** Begin RECORDED INFORMATION **

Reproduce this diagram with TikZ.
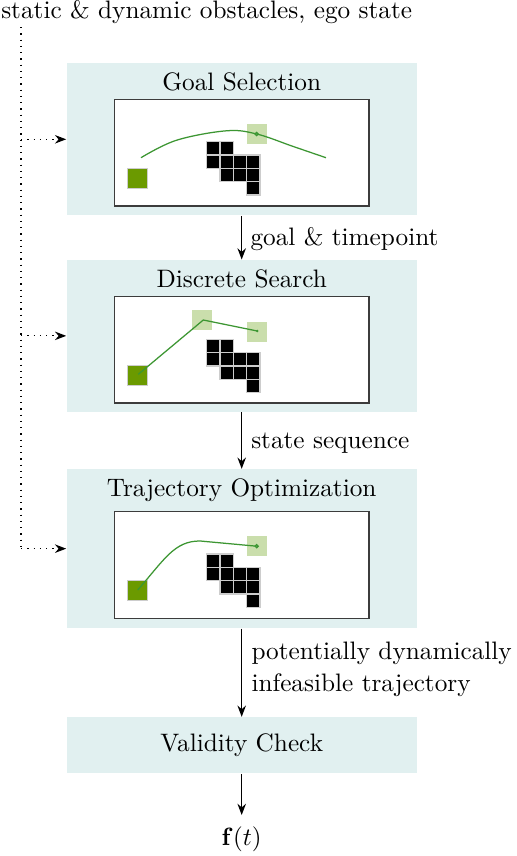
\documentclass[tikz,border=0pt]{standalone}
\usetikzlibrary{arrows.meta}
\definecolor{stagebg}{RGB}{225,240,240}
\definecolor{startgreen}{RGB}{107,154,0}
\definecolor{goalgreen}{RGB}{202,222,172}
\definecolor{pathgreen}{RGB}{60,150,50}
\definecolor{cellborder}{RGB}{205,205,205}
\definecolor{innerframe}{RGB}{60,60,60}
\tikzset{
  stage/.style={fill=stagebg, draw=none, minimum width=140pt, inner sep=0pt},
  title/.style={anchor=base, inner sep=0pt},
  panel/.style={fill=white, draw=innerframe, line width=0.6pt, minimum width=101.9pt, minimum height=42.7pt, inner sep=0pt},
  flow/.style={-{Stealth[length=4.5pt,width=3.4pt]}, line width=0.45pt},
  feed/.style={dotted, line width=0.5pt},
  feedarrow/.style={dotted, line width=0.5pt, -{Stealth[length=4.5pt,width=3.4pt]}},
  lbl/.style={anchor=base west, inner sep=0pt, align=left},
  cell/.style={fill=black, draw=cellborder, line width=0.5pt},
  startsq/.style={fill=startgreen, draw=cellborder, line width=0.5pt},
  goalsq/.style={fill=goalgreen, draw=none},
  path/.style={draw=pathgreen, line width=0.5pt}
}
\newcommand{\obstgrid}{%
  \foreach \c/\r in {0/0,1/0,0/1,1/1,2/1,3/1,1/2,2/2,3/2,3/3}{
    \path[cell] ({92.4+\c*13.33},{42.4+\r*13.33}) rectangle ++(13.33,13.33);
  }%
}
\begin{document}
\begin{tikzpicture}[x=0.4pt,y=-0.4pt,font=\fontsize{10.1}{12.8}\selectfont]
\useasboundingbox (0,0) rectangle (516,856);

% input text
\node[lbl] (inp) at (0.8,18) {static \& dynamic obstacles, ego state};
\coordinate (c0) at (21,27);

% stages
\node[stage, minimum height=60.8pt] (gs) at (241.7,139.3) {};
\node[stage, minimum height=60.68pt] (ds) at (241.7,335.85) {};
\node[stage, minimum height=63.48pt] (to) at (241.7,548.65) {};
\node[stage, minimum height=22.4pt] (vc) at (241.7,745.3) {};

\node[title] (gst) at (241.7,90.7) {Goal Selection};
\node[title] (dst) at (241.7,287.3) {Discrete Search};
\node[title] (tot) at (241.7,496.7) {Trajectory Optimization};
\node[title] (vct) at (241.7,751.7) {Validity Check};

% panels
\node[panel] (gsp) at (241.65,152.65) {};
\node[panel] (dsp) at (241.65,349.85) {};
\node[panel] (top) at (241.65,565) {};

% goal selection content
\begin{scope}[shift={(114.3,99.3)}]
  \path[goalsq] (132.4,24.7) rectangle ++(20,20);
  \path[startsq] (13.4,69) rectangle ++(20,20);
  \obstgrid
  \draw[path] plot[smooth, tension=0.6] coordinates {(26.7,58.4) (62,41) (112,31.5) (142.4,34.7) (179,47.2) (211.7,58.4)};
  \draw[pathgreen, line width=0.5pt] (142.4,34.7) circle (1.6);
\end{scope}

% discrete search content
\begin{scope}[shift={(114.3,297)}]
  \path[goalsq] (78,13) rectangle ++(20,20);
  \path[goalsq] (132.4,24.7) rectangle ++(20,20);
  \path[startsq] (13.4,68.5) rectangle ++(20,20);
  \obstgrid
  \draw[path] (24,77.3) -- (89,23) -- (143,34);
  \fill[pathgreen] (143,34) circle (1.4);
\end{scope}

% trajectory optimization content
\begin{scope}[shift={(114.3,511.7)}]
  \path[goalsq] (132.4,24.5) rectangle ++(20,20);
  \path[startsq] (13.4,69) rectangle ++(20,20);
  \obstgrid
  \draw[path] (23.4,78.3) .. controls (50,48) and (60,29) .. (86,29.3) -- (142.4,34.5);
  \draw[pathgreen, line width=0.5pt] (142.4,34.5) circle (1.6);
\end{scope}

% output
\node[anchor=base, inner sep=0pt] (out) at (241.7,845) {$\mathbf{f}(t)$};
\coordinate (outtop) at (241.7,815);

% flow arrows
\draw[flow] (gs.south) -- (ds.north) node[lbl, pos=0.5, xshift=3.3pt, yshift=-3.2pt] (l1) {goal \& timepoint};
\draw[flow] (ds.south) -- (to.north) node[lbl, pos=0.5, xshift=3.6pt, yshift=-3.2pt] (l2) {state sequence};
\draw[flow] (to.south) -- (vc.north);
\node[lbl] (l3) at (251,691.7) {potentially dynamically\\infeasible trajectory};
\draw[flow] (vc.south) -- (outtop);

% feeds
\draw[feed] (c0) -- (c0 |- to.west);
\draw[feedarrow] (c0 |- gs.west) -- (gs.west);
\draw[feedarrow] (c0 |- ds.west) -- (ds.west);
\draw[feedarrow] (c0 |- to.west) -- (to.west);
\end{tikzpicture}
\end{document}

** End RECORDED INFORMATION **

Would you reproduce the lines above, from the very first through the line containing "minimum height=22.4pt] (vc)", exactly and without the pictures?

Reproduce this diagram with TikZ.
\documentclass[tikz,border=0pt]{standalone}
\usetikzlibrary{arrows.meta}
\definecolor{stagebg}{RGB}{225,240,240}
\definecolor{startgreen}{RGB}{107,154,0}
\definecolor{goalgreen}{RGB}{202,222,172}
\definecolor{pathgreen}{RGB}{60,150,50}
\definecolor{cellborder}{RGB}{205,205,205}
\definecolor{innerframe}{RGB}{60,60,60}
\tikzset{
  stage/.style={fill=stagebg, draw=none, minimum width=140pt, inner sep=0pt},
  title/.style={anchor=base, inner sep=0pt},
  panel/.style={fill=white, draw=innerframe, line width=0.6pt, minimum width=101.9pt, minimum height=42.7pt, inner sep=0pt},
  flow/.style={-{Stealth[length=4.5pt,width=3.4pt]}, line width=0.45pt},
  feed/.style={dotted, line width=0.5pt},
  feedarrow/.style={dotted, line width=0.5pt, -{Stealth[length=4.5pt,width=3.4pt]}},
  lbl/.style={anchor=base west, inner sep=0pt, align=left},
  cell/.style={fill=black, draw=cellborder, line width=0.5pt},
  startsq/.style={fill=startgreen, draw=cellborder, line width=0.5pt},
  goalsq/.style={fill=goalgreen, draw=none},
  path/.style={draw=pathgreen, line width=0.5pt}
}
\newcommand{\obstgrid}{%
  \foreach \c/\r in {0/0,1/0,0/1,1/1,2/1,3/1,1/2,2/2,3/2,3/3}{
    \path[cell] ({92.4+\c*13.33},{42.4+\r*13.33}) rectangle ++(13.33,13.33);
  }%
}
\begin{document}
\begin{tikzpicture}[x=0.4pt,y=-0.4pt,font=\fontsize{10.1}{12.8}\selectfont]
\useasboundingbox (0,0) rectangle (516,856);

% input text
\node[lbl] (inp) at (0.8,18) {static \& dynamic obstacles, ego state};
\coordinate (c0) at (21,27);

% stages
\node[stage, minimum height=60.8pt] (gs) at (241.7,139.3) {};
\node[stage, minimum height=60.68pt] (ds) at (241.7,335.85) {};
\node[stage, minimum height=63.48pt] (to) at (241.7,548.65) {};
\node[stage, minimum height=22.4pt] (vc) at (241.7,745.3) {};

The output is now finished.